──────── GIVEN INFORMATION

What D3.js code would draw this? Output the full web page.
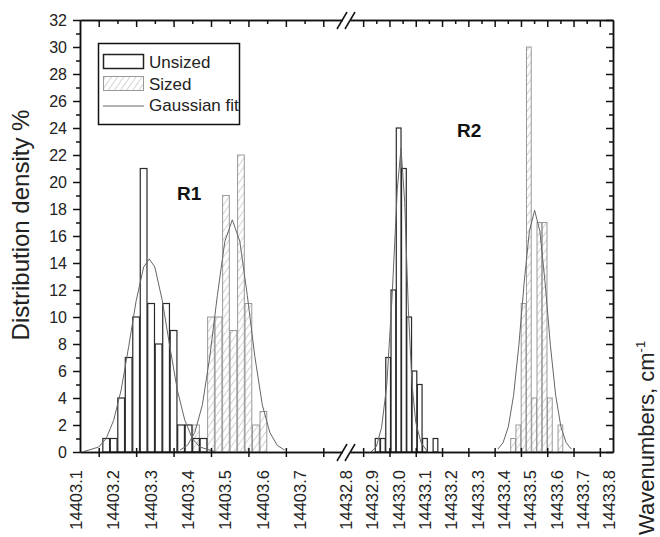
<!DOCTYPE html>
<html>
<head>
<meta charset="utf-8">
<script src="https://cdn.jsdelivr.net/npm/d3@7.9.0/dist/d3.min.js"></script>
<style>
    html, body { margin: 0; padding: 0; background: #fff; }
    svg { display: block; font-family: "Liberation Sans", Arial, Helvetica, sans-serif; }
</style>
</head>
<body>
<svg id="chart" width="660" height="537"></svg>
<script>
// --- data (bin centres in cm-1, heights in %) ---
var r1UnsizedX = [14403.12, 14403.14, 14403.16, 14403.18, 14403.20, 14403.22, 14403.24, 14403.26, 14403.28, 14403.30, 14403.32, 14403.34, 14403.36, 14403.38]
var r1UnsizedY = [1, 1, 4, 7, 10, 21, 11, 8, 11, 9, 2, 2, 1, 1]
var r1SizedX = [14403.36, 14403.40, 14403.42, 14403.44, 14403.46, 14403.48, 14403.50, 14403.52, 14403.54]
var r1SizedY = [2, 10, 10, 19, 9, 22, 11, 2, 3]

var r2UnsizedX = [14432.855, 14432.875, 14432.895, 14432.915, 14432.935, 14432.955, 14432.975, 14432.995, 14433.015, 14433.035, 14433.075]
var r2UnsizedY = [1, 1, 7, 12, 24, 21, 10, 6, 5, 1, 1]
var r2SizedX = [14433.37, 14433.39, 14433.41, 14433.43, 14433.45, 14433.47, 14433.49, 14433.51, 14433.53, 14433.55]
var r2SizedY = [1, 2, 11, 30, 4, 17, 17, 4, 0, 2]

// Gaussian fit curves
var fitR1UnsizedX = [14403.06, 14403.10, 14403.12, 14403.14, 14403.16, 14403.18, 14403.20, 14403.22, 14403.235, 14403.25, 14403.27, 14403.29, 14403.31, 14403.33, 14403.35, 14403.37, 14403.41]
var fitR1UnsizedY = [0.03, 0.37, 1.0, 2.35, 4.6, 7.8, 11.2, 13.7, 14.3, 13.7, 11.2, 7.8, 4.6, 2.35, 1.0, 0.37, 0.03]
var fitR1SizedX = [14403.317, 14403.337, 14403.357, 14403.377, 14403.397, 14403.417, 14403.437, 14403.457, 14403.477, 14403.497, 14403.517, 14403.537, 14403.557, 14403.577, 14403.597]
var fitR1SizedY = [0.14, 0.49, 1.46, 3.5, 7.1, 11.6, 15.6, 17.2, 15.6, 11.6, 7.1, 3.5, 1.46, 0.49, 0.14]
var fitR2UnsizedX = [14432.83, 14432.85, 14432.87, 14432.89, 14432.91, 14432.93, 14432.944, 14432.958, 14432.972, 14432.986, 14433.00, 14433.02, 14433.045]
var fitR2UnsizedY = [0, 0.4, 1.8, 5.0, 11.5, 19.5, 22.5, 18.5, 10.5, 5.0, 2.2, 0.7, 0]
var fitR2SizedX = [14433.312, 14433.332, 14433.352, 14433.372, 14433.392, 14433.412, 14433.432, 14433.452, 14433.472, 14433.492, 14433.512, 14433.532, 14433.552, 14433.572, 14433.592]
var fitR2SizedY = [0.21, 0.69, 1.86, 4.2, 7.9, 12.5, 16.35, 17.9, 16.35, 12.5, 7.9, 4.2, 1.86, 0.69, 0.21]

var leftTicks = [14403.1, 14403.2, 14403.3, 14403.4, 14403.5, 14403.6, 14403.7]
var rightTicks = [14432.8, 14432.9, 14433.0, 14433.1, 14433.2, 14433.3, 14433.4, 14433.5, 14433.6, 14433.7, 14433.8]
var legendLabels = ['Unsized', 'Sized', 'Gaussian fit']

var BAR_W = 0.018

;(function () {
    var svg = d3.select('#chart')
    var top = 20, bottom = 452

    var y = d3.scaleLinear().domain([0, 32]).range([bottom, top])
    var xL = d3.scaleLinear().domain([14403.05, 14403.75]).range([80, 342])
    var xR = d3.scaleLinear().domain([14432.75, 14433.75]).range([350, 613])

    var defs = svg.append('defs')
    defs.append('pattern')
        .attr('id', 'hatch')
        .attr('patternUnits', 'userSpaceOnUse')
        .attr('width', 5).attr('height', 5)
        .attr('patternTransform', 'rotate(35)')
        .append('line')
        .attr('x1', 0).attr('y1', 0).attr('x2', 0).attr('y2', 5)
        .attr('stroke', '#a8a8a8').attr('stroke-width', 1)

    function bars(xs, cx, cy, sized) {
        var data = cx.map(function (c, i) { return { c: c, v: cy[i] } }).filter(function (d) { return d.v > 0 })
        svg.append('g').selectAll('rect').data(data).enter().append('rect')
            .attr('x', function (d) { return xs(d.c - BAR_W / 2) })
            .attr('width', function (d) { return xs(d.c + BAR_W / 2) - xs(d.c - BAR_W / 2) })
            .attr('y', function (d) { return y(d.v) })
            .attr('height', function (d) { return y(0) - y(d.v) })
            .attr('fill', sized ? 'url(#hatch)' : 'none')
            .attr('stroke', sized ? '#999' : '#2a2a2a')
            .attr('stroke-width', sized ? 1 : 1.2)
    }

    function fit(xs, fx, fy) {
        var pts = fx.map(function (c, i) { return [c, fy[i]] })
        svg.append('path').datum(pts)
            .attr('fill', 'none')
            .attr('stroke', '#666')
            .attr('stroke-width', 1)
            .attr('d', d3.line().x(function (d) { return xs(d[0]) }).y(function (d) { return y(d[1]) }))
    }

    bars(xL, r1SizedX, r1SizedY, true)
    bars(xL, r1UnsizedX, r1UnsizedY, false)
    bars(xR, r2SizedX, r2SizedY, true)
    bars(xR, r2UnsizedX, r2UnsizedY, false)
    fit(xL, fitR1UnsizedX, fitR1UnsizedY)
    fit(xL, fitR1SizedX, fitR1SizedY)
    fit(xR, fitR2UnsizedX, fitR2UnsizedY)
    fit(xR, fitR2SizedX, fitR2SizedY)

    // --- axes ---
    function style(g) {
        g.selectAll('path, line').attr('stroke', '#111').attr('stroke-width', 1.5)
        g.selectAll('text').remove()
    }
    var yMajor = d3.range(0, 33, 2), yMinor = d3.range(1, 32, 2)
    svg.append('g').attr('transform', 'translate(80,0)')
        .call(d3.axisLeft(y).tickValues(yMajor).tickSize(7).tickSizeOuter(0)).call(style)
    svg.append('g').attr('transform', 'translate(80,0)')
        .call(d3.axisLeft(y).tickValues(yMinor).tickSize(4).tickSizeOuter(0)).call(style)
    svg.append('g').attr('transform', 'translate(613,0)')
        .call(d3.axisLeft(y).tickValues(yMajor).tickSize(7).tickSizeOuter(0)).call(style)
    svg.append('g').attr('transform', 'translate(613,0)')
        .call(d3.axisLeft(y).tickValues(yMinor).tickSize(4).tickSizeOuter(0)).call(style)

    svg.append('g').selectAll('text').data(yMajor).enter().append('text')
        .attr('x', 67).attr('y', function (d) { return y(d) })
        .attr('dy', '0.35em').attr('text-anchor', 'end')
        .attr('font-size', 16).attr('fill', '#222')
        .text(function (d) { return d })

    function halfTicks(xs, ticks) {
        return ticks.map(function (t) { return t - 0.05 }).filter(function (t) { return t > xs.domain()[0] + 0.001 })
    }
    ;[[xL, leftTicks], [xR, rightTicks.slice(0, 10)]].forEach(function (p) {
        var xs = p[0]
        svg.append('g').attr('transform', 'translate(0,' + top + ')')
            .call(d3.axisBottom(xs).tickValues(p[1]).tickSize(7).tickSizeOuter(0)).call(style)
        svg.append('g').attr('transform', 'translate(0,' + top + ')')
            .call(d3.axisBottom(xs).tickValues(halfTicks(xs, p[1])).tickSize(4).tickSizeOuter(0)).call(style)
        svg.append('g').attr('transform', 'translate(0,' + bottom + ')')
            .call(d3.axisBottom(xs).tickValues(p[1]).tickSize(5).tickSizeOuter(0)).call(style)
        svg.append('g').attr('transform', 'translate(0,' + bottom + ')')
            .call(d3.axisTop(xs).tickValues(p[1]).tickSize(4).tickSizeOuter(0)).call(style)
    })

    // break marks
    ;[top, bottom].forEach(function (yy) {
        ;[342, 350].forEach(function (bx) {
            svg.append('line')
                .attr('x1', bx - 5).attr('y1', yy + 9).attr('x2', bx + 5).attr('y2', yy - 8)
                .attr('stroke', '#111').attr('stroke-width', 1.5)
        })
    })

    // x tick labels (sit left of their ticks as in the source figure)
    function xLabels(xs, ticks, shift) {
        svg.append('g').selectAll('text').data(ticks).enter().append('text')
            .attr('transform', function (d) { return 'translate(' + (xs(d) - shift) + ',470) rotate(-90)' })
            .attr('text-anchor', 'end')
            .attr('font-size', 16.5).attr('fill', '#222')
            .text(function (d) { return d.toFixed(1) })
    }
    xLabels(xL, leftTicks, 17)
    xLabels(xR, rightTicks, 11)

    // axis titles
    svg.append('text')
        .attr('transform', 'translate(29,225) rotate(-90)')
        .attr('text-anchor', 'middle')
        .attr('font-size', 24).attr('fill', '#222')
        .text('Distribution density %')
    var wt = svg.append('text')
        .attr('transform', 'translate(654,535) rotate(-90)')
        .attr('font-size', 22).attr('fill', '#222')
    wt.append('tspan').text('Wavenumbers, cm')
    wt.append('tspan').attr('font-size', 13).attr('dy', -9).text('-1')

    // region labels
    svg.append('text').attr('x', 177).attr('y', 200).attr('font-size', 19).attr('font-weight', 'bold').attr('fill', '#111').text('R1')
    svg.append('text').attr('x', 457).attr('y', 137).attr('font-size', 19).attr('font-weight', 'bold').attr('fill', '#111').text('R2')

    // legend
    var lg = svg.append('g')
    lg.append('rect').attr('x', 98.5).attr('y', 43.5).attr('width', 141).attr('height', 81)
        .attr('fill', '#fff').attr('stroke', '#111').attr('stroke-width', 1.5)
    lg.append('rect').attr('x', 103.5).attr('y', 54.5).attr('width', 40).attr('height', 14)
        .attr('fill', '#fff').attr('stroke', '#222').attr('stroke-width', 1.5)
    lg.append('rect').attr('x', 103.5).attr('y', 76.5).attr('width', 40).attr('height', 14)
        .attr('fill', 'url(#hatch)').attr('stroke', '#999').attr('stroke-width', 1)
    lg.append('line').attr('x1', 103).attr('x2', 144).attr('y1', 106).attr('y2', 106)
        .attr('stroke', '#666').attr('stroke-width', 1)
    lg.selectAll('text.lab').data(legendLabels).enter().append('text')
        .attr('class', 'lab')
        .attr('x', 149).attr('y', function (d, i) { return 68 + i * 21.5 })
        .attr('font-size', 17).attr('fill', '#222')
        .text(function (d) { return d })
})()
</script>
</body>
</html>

────────────────

EXERCISE REQUIREMENTS:
From the first line above through the line containing "17, 4, 0, 2]", copy everything exactly, without the pictures.

RESPONSE TO THE TASK:
What D3.js code would draw this? Output the full web page.
<!DOCTYPE html>
<html>
<head>
<meta charset="utf-8">
<script src="https://cdn.jsdelivr.net/npm/d3@7.9.0/dist/d3.min.js"></script>
<style>
    html, body { margin: 0; padding: 0; background: #fff; }
    svg { display: block; font-family: "Liberation Sans", Arial, Helvetica, sans-serif; }
</style>
</head>
<body>
<svg id="chart" width="660" height="537"></svg>
<script>
// --- data (bin centres in cm-1, heights in %) ---
var r1UnsizedX = [14403.12, 14403.14, 14403.16, 14403.18, 14403.20, 14403.22, 14403.24, 14403.26, 14403.28, 14403.30, 14403.32, 14403.34, 14403.36, 14403.38]
var r1UnsizedY = [1, 1, 4, 7, 10, 21, 11, 8, 11, 9, 2, 2, 1, 1]
var r1SizedX = [14403.36, 14403.40, 14403.42, 14403.44, 14403.46, 14403.48, 14403.50, 14403.52, 14403.54]
var r1SizedY = [2, 10, 10, 19, 9, 22, 11, 2, 3]

var r2UnsizedX = [14432.855, 14432.875, 14432.895, 14432.915, 14432.935, 14432.955, 14432.975, 14432.995, 14433.015, 14433.035, 14433.075]
var r2UnsizedY = [1, 1, 7, 12, 24, 21, 10, 6, 5, 1, 1]
var r2SizedX = [14433.37, 14433.39, 14433.41, 14433.43, 14433.45, 14433.47, 14433.49, 14433.51, 14433.53, 14433.55]
var r2SizedY = [1, 2, 11, 30, 4, 17, 17, 4, 0, 2]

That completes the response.